* [Exercise description]:
Drop the images; return everything else in the listing below exactly.

* [Data shown]:

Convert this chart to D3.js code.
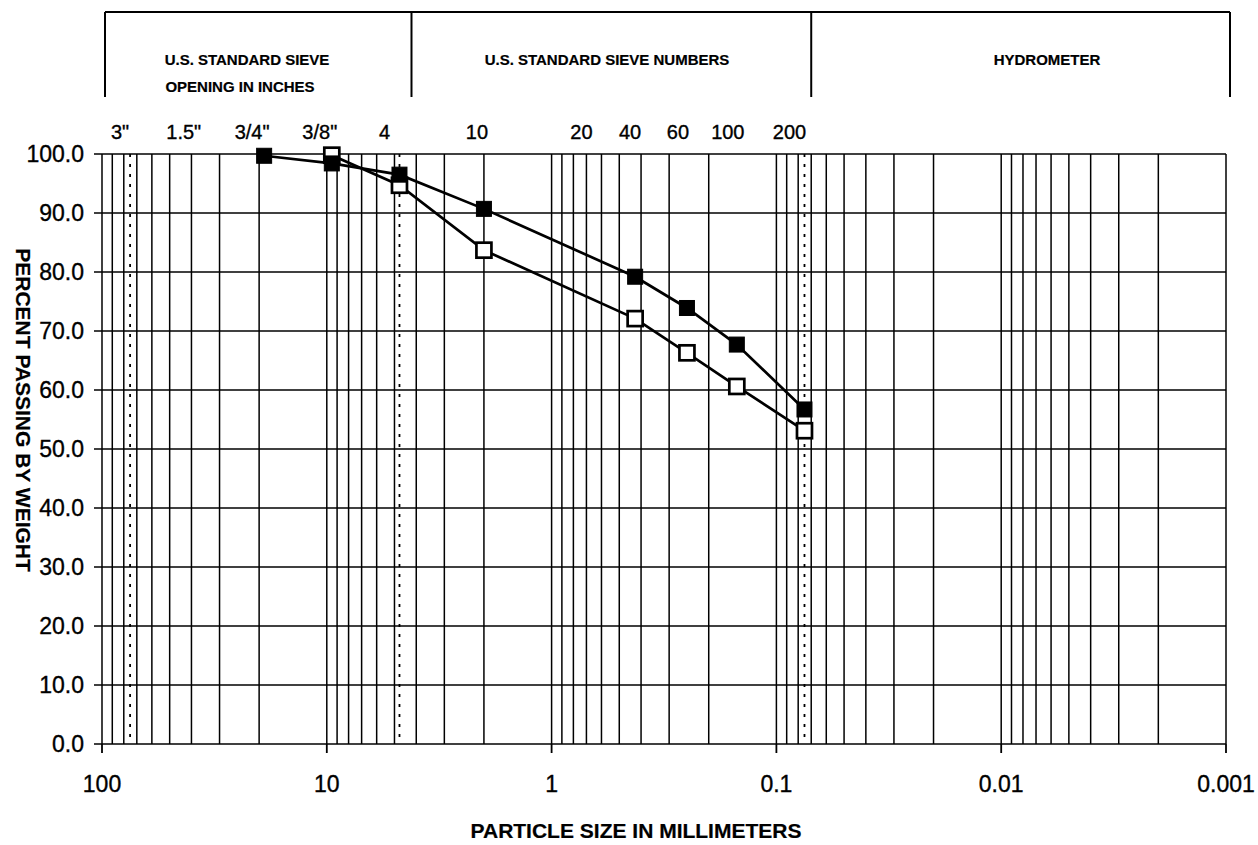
<!DOCTYPE html>
<html>
<head>
<meta charset="utf-8">
<script src="https://cdn.jsdelivr.net/npm/d3@7"></script>
<style>
  html, body { margin: 0; padding: 0; background: #fff; }
  svg { display: block; font-family: "Liberation Sans", Arial, Helvetica, sans-serif; }
  text { fill: #000; stroke: #000; stroke-width: 0.35px; }
</style>
</head>
<body>
<svg id="chart" width="1258" height="845"></svg>
<script>
// ---------------- data ----------------
const sieveLabels = ['3"', '1.5"', '3/4"', '3/8"', '4', '10', '20', '40', '60', '100', '200'];
const sieveSizes  = [75, 37.5, 19, 9.5, 4.75, 2.0, 0.85, 0.425, 0.25, 0.15, 0.075];

const headerTitles = [["U.S. STANDARD SIEVE", "OPENING IN INCHES"], ["U.S.  STANDARD SIEVE NUMBERS"], ["HYDROMETER"]];
const headerEdges  = [97, 4.2, 0.07, 0.00096];   // particle sizes (mm) bounding the header sections

const dottedSizes = [75, 4.75, 0.075];           // 3", #4, #200

const decadeTicks  = [100, 10, 1, 0.1, 0.01, 0.001];
const decadeLabels = ["100", "10", "1", "0.1", "0.01", "0.001"];
const yTicks = [0, 10, 20, 30, 40, 50, 60, 70, 80, 90, 100];

const filledSizes  = [19, 9.5, 4.75, 2.0, 0.425, 0.25, 0.15, 0.075];
const filledValues = [99.7, 98.4, 96.5, 90.7, 79.2, 73.9, 67.7, 56.7];

const openSizes  = [9.5, 4.75, 2.0, 0.425, 0.25, 0.15, 0.075];
const openValues = [99.8, 94.7, 83.7, 72.1, 66.3, 60.6, 53.1];

const xTitle = "PARTICLE SIZE IN MILLIMETERS";
const yTitle = "PERCENT PASSING BY WEIGHT";

// ---------------- layout ----------------
const L = { left: 102, right: 1226, top: 154, bottom: 744 };
const sieveLabelDx = [-10, -14, -12, -12, -15, -7, 14, -5, -9, -9, -15];

const svg = d3.select("#chart");
const x = d3.scaleLog().domain([100, 0.001]).range([L.left, L.right]);
const y = d3.scaleLinear().domain([0, 100]).range([L.bottom, L.top]);

// header box
const hdr = svg.append("g").attr("stroke", "#000").attr("stroke-width", 2);
hdr.append("line").attr("x1", x(headerEdges[0])).attr("x2", x(headerEdges[3])).attr("y1", 12).attr("y2", 12);
headerEdges.forEach(s => hdr.append("line").attr("x1", x(s)).attr("x2", x(s)).attr("y1", 12).attr("y2", 97));

const hdrCenters = [247, 607, 1047];
headerTitles.forEach((lines, i) => {
  lines.forEach((t, j) => {
    svg.append("text")
      .attr("x", hdrCenters[i] + (j === 1 ? -7 : 0))
      .attr("y", 65 + j * 27)
      .attr("text-anchor", "middle")
      .attr("font-size", 15).attr("font-weight", "bold")
      .style("stroke-width", "0.2px")
      .text(t);
  });
});

// sieve labels
svg.append("g").selectAll("text").data(sieveLabels).join("text")
  .attr("x", (d, i) => x(sieveSizes[i]) + sieveLabelDx[i])
  .attr("y", 139)
  .attr("text-anchor", "middle")
  .attr("font-size", 20)
  .text(d => d);

// vertical gridlines
const grid = svg.append("g").attr("stroke", "#000").attr("stroke-width", 1.5);
grid.selectAll("line.v").data(x.ticks()).join("line")
  .attr("class", "v")
  .attr("x1", d => x(d)).attr("x2", d => x(d))
  .attr("y1", L.top).attr("y2", L.bottom);

// dotted lines
grid.selectAll("line.d").data(dottedSizes).join("line")
  .attr("class", "d")
  .attr("x1", d => x(d)).attr("x2", d => x(d))
  .attr("y1", L.top).attr("y2", L.bottom)
  .attr("stroke-width", 1.8)
  .attr("stroke-dasharray", "3,7");

// horizontal gridlines + y ticks
grid.selectAll("line.h").data(yTicks).join("line")
  .attr("class", "h")
  .attr("x1", L.left - 8).attr("x2", L.right)
  .attr("y1", d => y(d)).attr("y2", d => y(d));

// x major ticks
grid.selectAll("line.t").data(decadeTicks).join("line")
  .attr("class", "t")
  .attr("x1", d => x(d)).attr("x2", d => x(d))
  .attr("y1", L.bottom).attr("y2", L.bottom + 9)
  .attr("stroke-width", 1.8);

// y tick labels
svg.append("g").selectAll("text").data(yTicks).join("text")
  .attr("x", 84)
  .attr("y", d => y(d) + 8)
  .attr("text-anchor", "end")
  .attr("font-size", 23)
  .text(d => d3.format(".1f")(d));

// x tick labels
svg.append("g").selectAll("text").data(decadeTicks).join("text")
  .attr("x", d => x(d))
  .attr("y", 792)
  .attr("text-anchor", "middle")
  .attr("font-size", 23)
  .text((d, i) => decadeLabels[i]);

// axis titles
svg.append("text")
  .attr("x", 636).attr("y", 838)
  .attr("text-anchor", "middle")
  .attr("font-size", 21).attr("font-weight", "bold")
  .style("stroke-width", "0.2px")
  .text(xTitle);

svg.append("text")
  .attr("transform", "translate(16,410) rotate(90)")
  .attr("text-anchor", "middle")
  .attr("font-size", 21).attr("font-weight", "bold")
  .style("stroke-width", "0.2px")
  .text(yTitle);

// series
const line = d3.line().x(d => x(d[0])).y(d => y(d[1]));
const openData = openSizes.map((s, i) => [s, openValues[i]]);
const filledData = filledSizes.map((s, i) => [s, filledValues[i]]);

svg.append("path").datum(openData).attr("d", line)
  .attr("fill", "none").attr("stroke", "#000").attr("stroke-width", 2.7);
svg.append("path").datum(filledData).attr("d", line)
  .attr("fill", "none").attr("stroke", "#000").attr("stroke-width", 2.7);

const ms = 15;
svg.append("g").selectAll("rect").data(openData).join("rect")
  .attr("x", d => x(d[0]) - ms / 2).attr("y", d => y(d[1]) - ms / 2)
  .attr("width", ms).attr("height", ms)
  .attr("fill", "#fff").attr("stroke", "#000").attr("stroke-width", 2.7);
svg.append("g").selectAll("rect").data(filledData).join("rect")
  .attr("x", d => x(d[0]) - ms / 2).attr("y", d => y(d[1]) - ms / 2)
  .attr("width", ms).attr("height", ms)
  .attr("fill", "#000").attr("stroke", "#000").attr("stroke-width", 1);
</script>
</body>
</html>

* [Finished task]:
Convert this chart to D3.js code.
<!DOCTYPE html>
<html>
<head>
<meta charset="utf-8">
<script src="https://cdn.jsdelivr.net/npm/d3@7"></script>
<style>
  html, body { margin: 0; padding: 0; background: #fff; }
  svg { display: block; font-family: "Liberation Sans", Arial, Helvetica, sans-serif; }
  text { fill: #000; stroke: #000; stroke-width: 0.35px; }
</style>
</head>
<body>
<svg id="chart" width="1258" height="845"></svg>
<script>
// ---------------- data ----------------
const sieveLabels = ['3"', '1.5"', '3/4"', '3/8"', '4', '10', '20', '40', '60', '100', '200'];
const sieveSizes  = [75, 37.5, 19, 9.5, 4.75, 2.0, 0.85, 0.425, 0.25, 0.15, 0.075];

const headerTitles = [["U.S. STANDARD SIEVE", "OPENING IN INCHES"], ["U.S.  STANDARD SIEVE NUMBERS"], ["HYDROMETER"]];
const headerEdges  = [97, 4.2, 0.07, 0.00096];   // particle sizes (mm) bounding the header sections

const dottedSizes = [75, 4.75, 0.075];           // 3", #4, #200

const decadeTicks  = [100, 10, 1, 0.1, 0.01, 0.001];
const decadeLabels = ["100", "10", "1", "0.1", "0.01", "0.001"];
const yTicks = [0, 10, 20, 30, 40, 50, 60, 70, 80, 90, 100];

const filledSizes  = [19, 9.5, 4.75, 2.0, 0.425, 0.25, 0.15, 0.075];
const filledValues = [99.7, 98.4, 96.5, 90.7, 79.2, 73.9, 67.7, 56.7];

const openSizes  = [9.5, 4.75, 2.0, 0.425, 0.25, 0.15, 0.075];
const openValues = [99.8, 94.7, 83.7, 72.1, 66.3, 60.6, 53.1];

const xTitle = "PARTICLE SIZE IN MILLIMETERS";
const yTitle = "PERCENT PASSING BY WEIGHT";

// ---------------- layout ----------------
const L = { left: 102, right: 1226, top: 154, bottom: 744 };
const sieveLabelDx = [-10, -14, -12, -12, -15, -7, 14, -5, -9, -9, -15];

const svg = d3.select("#chart");
const x = d3.scaleLog().domain([100, 0.001]).range([L.left, L.right]);
const y = d3.scaleLinear().domain([0, 100]).range([L.bottom, L.top]);

// header box
const hdr = svg.append("g").attr("stroke", "#000").attr("stroke-width", 2);
hdr.append("line").attr("x1", x(headerEdges[0])).attr("x2", x(headerEdges[3])).attr("y1", 12).attr("y2", 12);
headerEdges.forEach(s => hdr.append("line").attr("x1", x(s)).attr("x2", x(s)).attr("y1", 12).attr("y2", 97));

const hdrCenters = [247, 607, 1047];
headerTitles.forEach((lines, i) => {
  lines.forEach((t, j) => {
    svg.append("text")
      .attr("x", hdrCenters[i] + (j === 1 ? -7 : 0))
      .attr("y", 65 + j * 27)
      .attr("text-anchor", "middle")
      .attr("font-size", 15).attr("font-weight", "bold")
      .style("stroke-width", "0.2px")
      .text(t);
  });
});

// sieve labels
svg.append("g").selectAll("text").data(sieveLabels).join("text")
  .attr("x", (d, i) => x(sieveSizes[i]) + sieveLabelDx[i])
  .attr("y", 139)
  .attr("text-anchor", "middle")
  .attr("font-size", 20)
  .text(d => d);

// vertical gridlines
const grid = svg.append("g").attr("stroke", "#000").attr("stroke-width", 1.5);
grid.selectAll("line.v").data(x.ticks()).join("line")
  .attr("class", "v")
  .attr("x1", d => x(d)).attr("x2", d => x(d))
  .attr("y1", L.top).attr("y2", L.bottom);

// dotted lines
grid.selectAll("line.d").data(dottedSizes).join("line")
  .attr("class", "d")
  .attr("x1", d => x(d)).attr("x2", d => x(d))
  .attr("y1", L.top).attr("y2", L.bottom)
  .attr("stroke-width", 1.8)
  .attr("stroke-dasharray", "3,7");

// horizontal gridlines + y ticks
grid.selectAll("line.h").data(yTicks).join("line")
  .attr("class", "h")
  .attr("x1", L.left - 8).attr("x2", L.right)
  .attr("y1", d => y(d)).attr("y2", d => y(d));

// x major ticks
grid.selectAll("line.t").data(decadeTicks).join("line")
  .attr("class", "t")
  .attr("x1", d => x(d)).attr("x2", d => x(d))
  .attr("y1", L.bottom).attr("y2", L.bottom + 9)
  .attr("stroke-width", 1.8);

// y tick labels
svg.append("g").selectAll("text").data(yTicks).join("text")
  .attr("x", 84)
  .attr("y", d => y(d) + 8)
  .attr("text-anchor", "end")
  .attr("font-size", 23)
  .text(d => d3.format(".1f")(d));

// x tick labels
svg.append("g").selectAll("text").data(decadeTicks).join("text")
  .attr("x", d => x(d))
  .attr("y", 792)
  .attr("text-anchor", "middle")
  .attr("font-size", 23)
  .text((d, i) => decadeLabels[i]);

// axis titles
svg.append("text")
  .attr("x", 636).attr("y", 838)
  .attr("text-anchor", "middle")
  .attr("font-size", 21).attr("font-weight", "bold")
  .style("stroke-width", "0.2px")
  .text(xTitle);

svg.append("text")
  .attr("transform", "translate(16,410) rotate(90)")
  .attr("text-anchor", "middle")
  .attr("font-size", 21).attr("font-weight", "bold")
  .style("stroke-width", "0.2px")
  .text(yTitle);

// series
const line = d3.line().x(d => x(d[0])).y(d => y(d[1]));
const openData = openSizes.map((s, i) => [s, openValues[i]]);
const filledData = filledSizes.map((s, i) => [s, filledValues[i]]);

svg.append("path").datum(openData).attr("d", line)
  .attr("fill", "none").attr("stroke", "#000").attr("stroke-width", 2.7);
svg.append("path").datum(filledData).attr("d", line)
  .attr("fill", "none").attr("stroke", "#000").attr("stroke-width", 2.7);

const ms = 15;
svg.append("g").selectAll("rect").data(openData).join("rect")
  .attr("x", d => x(d[0]) - ms / 2).attr("y", d => y(d[1]) - ms / 2)
  .attr("width", ms).attr("height", ms)
  .attr("fill", "#fff").attr("stroke", "#000").attr("stroke-width", 2.7);
svg.append("g").selectAll("rect").data(filledData).join("rect")
  .attr("x", d => x(d[0]) - ms / 2).attr("y", d => y(d[1]) - ms / 2)
  .attr("width", ms).attr("height", ms)
  .attr("fill", "#000").attr("stroke", "#000").attr("stroke-width", 1);
</script>
</body>
</html>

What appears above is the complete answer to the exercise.